Now that we have established that IKEA stock is not available to the general public, just who is in control? The owner is a parent company by the name of Stichting INGKA Foundation, who are actually Dutch and not Swedish. In fact, not only is the foundation that runs them Dutch, but their headquarters are also based in the Netherlands.
This is still a Swedish company though. The founder, Ingvar Kamprad, is Swedish and the style of the furniture is Scandinavian. He was the one who created the IKEA parent company having created the IKEA brand when he was just 17 back in 1943. At the time of writing, Kamprad is actually still alive at the ripe old age of 91, having practically cemented his name into Forbes and Bloomberg lists of the richest people alive, with a net worth estimated to be everywhere from $4 billion to $45 billion.
Why is it Named IKEA?
This is an easy one. The “IK” part comes from his name, Ingvar Kamprad, while the “E” is the farmhouse where he grew up, Elmtaryd, and the “A” is his hometown, Agunnaryd.
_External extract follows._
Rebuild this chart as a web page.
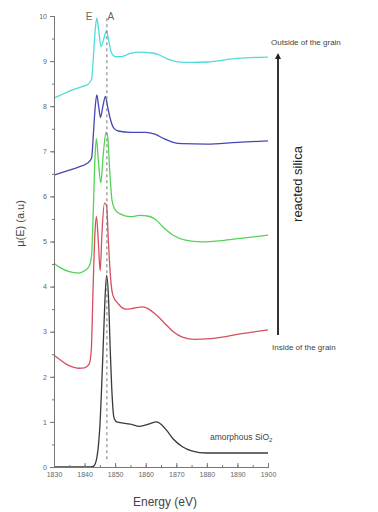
<!DOCTYPE html>
<html>
<head>
<meta charset="utf-8">
<script src="https://cdn.jsdelivr.net/npm/d3@7"></script>
<style>
  body { margin: 0; background: #fff; }
  svg { display: block; }
</style>
</head>
<body>
<svg width="378" height="512"></svg>
<script>
const { select, scaleLinear, line, axisLeft, axisBottom, range, curveMonotoneX } = d3;

// spectra, [energy eV, mu(E)]
const amorphous = [[1830,0],[1842,0],[1843,0.02],[1844,0.2],[1845,0.9],[1846,2.5],[1846.6,3.6],[1847.2,4.25],[1847.8,3.8],[1848.4,2.6],[1849,1.6],[1849.6,1.1],[1850.5,1.0],[1855,0.95],[1858,0.9],[1861,0.95],[1863.5,1.0],[1865,0.95],[1867,0.8],[1869,0.62],[1872,0.45],[1875,0.36],[1880,0.31],[1900,0.31]];
const inside = [[1830,2.48],[1832,2.38],[1834,2.28],[1836,2.22],[1838,2.19],[1840,2.2],[1841.5,2.28],[1842.2,2.6],[1842.8,4.0],[1843.4,5.2],[1843.9,5.55],[1844.5,5.0],[1845.1,4.35],[1845.7,5.2],[1846.5,5.85],[1847.2,5.8],[1847.8,5.0],[1848.5,4.2],[1849.3,3.8],[1851,3.62],[1853.5,3.5],[1856,3.52],[1859,3.55],[1861,3.5],[1863,3.4],[1866,3.2],[1869,3.0],[1872,2.88],[1876,2.83],[1880,2.84],[1885,2.88],[1890,2.94],[1895,2.99],[1900,3.04]];
const middle = [[1830,4.52],[1832,4.42],[1835,4.33],[1838,4.3],[1840,4.35],[1841.5,4.45],[1842.3,4.7],[1842.9,5.8],[1843.5,7.0],[1843.9,7.28],[1844.5,6.8],[1845.3,6.3],[1846.2,7.0],[1847,7.42],[1847.6,7.3],[1848.2,6.6],[1849,5.9],[1850,5.7],[1852,5.6],[1855,5.55],[1858,5.58],[1861,5.56],[1863,5.5],[1866,5.3],[1869,5.14],[1873,5.03],[1878,4.99],[1885,5.02],[1891,5.07],[1900,5.14]];
const upper = [[1830,6.47],[1834,6.56],[1838,6.65],[1841,6.74],[1842.3,6.85],[1842.9,7.4],[1843.5,8.0],[1844,8.25],[1844.6,8.0],[1845.2,7.75],[1846,8.0],[1846.8,8.22],[1847.5,8.0],[1848.3,7.75],[1849.5,7.52],[1851,7.45],[1855,7.42],[1860,7.42],[1863,7.38],[1866,7.28],[1869,7.2],[1872,7.17],[1880,7.16],[1890,7.2],[1900,7.23]];
const outside = [[1830,8.18],[1833,8.27],[1836,8.36],[1839,8.43],[1841,8.48],[1842.3,8.6],[1842.9,9.1],[1843.5,9.7],[1844,9.95],[1844.6,9.7],[1845.4,9.32],[1846.3,9.5],[1847.2,9.67],[1847.9,9.45],[1848.7,9.2],[1850,9.1],[1852,9.1],[1855,9.17],[1858,9.2],[1862,9.18],[1864,9.15],[1867,9.05],[1870,8.99],[1875,8.97],[1880,8.98],[1890,9.06],[1900,9.09]];

const series = [amorphous, inside, middle, upper, outside];
const colors = ['#3a3a3a', '#d4505e', '#55d255', '#4646b4', '#4fdcd8'];

const xTicks = [1830, 1840, 1850, 1860, 1870, 1880, 1890, 1900];
const yTicks = [0, 1, 2, 3, 4, 5, 6, 7, 8, 9, 10];
const edgeE = 1841.5;   // E label
const edgeA = 1847.3;   // A line

const svg = select('svg');
const tickColor = '#777';

const x = scaleLinear().domain([1830, 1900]).range([54, 268]);
const y = scaleLinear().domain([0, 10]).range([467, 16]);

// spectra
const path = line()
    .x((d) => x(d[0]))
    .y((d) => y(d[1]))
    .curve(curveMonotoneX);

svg.append('g')
    .selectAll('path')
    .data(series)
    .join('path')
    .attr('fill', 'none')
    .attr('stroke', (d, i) => colors[i])
    .attr('stroke-width', 1.3)
    .attr('d', path);

// dashed marker at A
svg.append('line')
    .attr('x1', x(edgeA)).attr('x2', x(edgeA))
    .attr('y1', y(9.95)).attr('y2', y(0.1))
    .attr('stroke', '#777')
    .attr('stroke-width', 1)
    .attr('stroke-dasharray', '3,3');

svg.append('text')
    .attr('x', x(edgeE)).attr('y', 20)
    .attr('text-anchor', 'middle')
    .attr('font-family', 'Liberation Sans, Arial, sans-serif')
    .attr('font-size', 10)
    .attr('fill', '#666')
    .text('E');
svg.append('text')
    .attr('x', x(edgeA) + 4).attr('y', 20)
    .attr('text-anchor', 'middle')
    .attr('font-family', 'Liberation Sans, Arial, sans-serif')
    .attr('font-size', 10)
    .attr('fill', '#666')
    .text('A');

// axes
const styleAxis = (g) => {
    g.selectAll('.domain').attr('stroke', tickColor);
    g.selectAll('.tick line').attr('stroke', tickColor);
    g.selectAll('.tick text')
        .attr('fill', '#666')
        .attr('font-size', 7)
        .attr('font-family', 'Liberation Sans, Arial, sans-serif');
};

svg.append('g')
    .attr('transform', `translate(${x(1830)},0)`)
    .call(axisLeft(y).tickValues(range(0, 10.01, 0.5)).tickSize(2).tickFormat(() => ''))
    .call((g) => g.selectAll('.tick text').remove())
    .call(styleAxis);
svg.append('g')
    .attr('transform', `translate(${x(1830)},0)`)
    .call(axisLeft(y).tickValues(yTicks).tickSize(4).tickPadding(3).tickFormat(d3.format('d')))
    .call(styleAxis);

svg.append('g')
    .attr('transform', `translate(0,${y(0)})`)
    .call(axisBottom(x).tickValues(range(1830, 1900.1, 5)).tickSize(-2).tickFormat(() => ''))
    .call((g) => g.selectAll('.tick text').remove())
    .call(styleAxis);
svg.append('g')
    .attr('transform', `translate(0,${y(0)})`)
    .call(axisBottom(x).tickValues(xTicks).tickSize(-4).tickPadding(5).tickFormat(d3.format('d')))
    .call(styleAxis);

// axis titles
svg.append('text')
    .attr('transform', `translate(24,${y(5.4)}) rotate(-90)`)
    .attr('text-anchor', 'middle')
    .attr('font-family', 'Liberation Sans, Arial, sans-serif')
    .attr('font-size', 11)
    .attr('fill', '#444')
    .text('μ(E) (a.u)');

svg.append('text')
    .attr('x', 165).attr('y', 506)
    .attr('text-anchor', 'middle')
    .attr('font-family', 'Liberation Sans, Arial, sans-serif')
    .attr('font-size', 12)
    .attr('fill', '#444')
    .text('Energy (eV)');

// amorphous label
const lab = svg.append('text')
    .attr('x', 210).attr('y', 440)
    .attr('font-family', 'Liberation Sans, Arial, sans-serif')
    .attr('font-size', 8.5)
    .attr('fill', '#444')
    .text('amorphous SiO');
lab.append('tspan')
    .attr('font-size', 6)
    .attr('dy', 2)
    .text('2');

// reacted silica arrow
svg.append('defs')
    .append('marker')
    .attr('id', 'head')
    .attr('viewBox', '0 0 10 10')
    .attr('refX', 5).attr('refY', 5)
    .attr('markerWidth', 3).attr('markerHeight', 4)
    .attr('orient', 'auto')
    .append('path')
    .attr('d', 'M0,0 L10,5 L0,10 Z')
    .attr('fill', '#222');

svg.append('line')
    .attr('x1', 278).attr('x2', 278)
    .attr('y1', 335).attr('y2', 56)
    .attr('stroke', '#333')
    .attr('stroke-width', 2)
    .attr('marker-end', 'url(#head)');

svg.append('text')
    .attr('x', 271).attr('y', 45)
    .attr('font-family', 'Liberation Sans, Arial, sans-serif')
    .attr('font-size', 8)
    .attr('fill', '#444')
    .text('Outside of the grain');

svg.append('text')
    .attr('x', 272).attr('y', 350)
    .attr('font-family', 'Liberation Sans, Arial, sans-serif')
    .attr('font-size', 8)
    .attr('fill', '#444')
    .text('Inside of the grain');

svg.append('text')
    .attr('transform', 'translate(302,184) rotate(-90)')
    .attr('text-anchor', 'middle')
    .attr('font-family', 'Liberation Sans, Arial, sans-serif')
    .attr('font-size', 13)
    .attr('fill', '#222')
    .text('reacted silica');
</script>
</body>
</html>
How Many Countries Have IKEA Stores?
There are 410 IKEA stores around the world. These stores tend to be huge and because the company has such a big name for itself, it attracts visitors from miles around. This means that they adopt a model of “quality over quantity”, focusing on grand, open and expansive stores as opposed to many small ones littering the retail landscape.
They also build out of town and create vast car-parks for their visitors. This means they can avoid the extortionate rents charged by inner-city locations and it also means they can build bigger and better stores without restrictions holding them back.
Why Did IKEA Grow so Fast?
It’s not necessarily a love of Scandinavian furniture that helped this brand to grow. The business and the template came first and they helped to set the trends from that point on. Even today IKEA is still considered unique, but back in the day it was even more so. Furniture was expensive, big and bulky. It was made of the finest woods and it was either bought as single pieces that needed to then be lugged home, or it was bought in parts that needed a skilled hand to put them together.
IKEA lowered the costs by creating a product that used simplistic designs and cheaper materials. They also manufactured them with basic assembly in mind, essentially creating a wooden jigsaw that could be built using little knowledge and basic tools. This further cheapened the process for them as it meant they were simply manufacturing basic parts on a production line.
Of course, it’s never easy to sell such a revolutionary idea to an industry that is set in its own ways and they always ran the risk of being labelled as cheap and terrible. This is where the layout of IKEA stores comes into play. They funnel visitors through a series of showrooms. ensuring that they see the finished product in all of its glory and that they see every single room and accessory before they leave the store.
This is the genius of IKEA and it’s why they have grown so big so quickly. The flat-pack furniture idea is now copied by every other bargain furniture retailer and these days the traditional methods have all but died out.
IKEA Share Price
It’s hard to estimate the potential share price of IKEA if they were to list on the stock exchange, as unlikely as that would be. Too many factors come onto play. However, we can estimate the total worth of the company and then stack this up against other companies that are listed.
IKEA has a revenue of about $45 billion, of which about $5.5 billion is their net income, with over $60 billion in assets. This means that anyone even contemplating buying this company out would need at least $100 billion burning a hole in their pocket.
If we look at how companies listed on the stock exchange compare, it puts them well ahead of brands like Twitter (NYSE: TWTR), but roughly on par with Facebook (NASDAQ: FB). Right now, Facebook shares are listed at $180 a piece, a decent estimate for the likely share price of IKEA should they ever list.
Which begs the question…
Will IKEA Stock Ever be Listed?
It is highly unlikely that we will ever see an IKEA IPO. This is one of those companies that will likely always remain in private hands, much like the supermarket chain Aldi and the global brand Red Bull. This of course means that you will never be able to invest directly in IKEA, unless of course you find yourself with a few billion dollars and are keen to buy a multinational brand.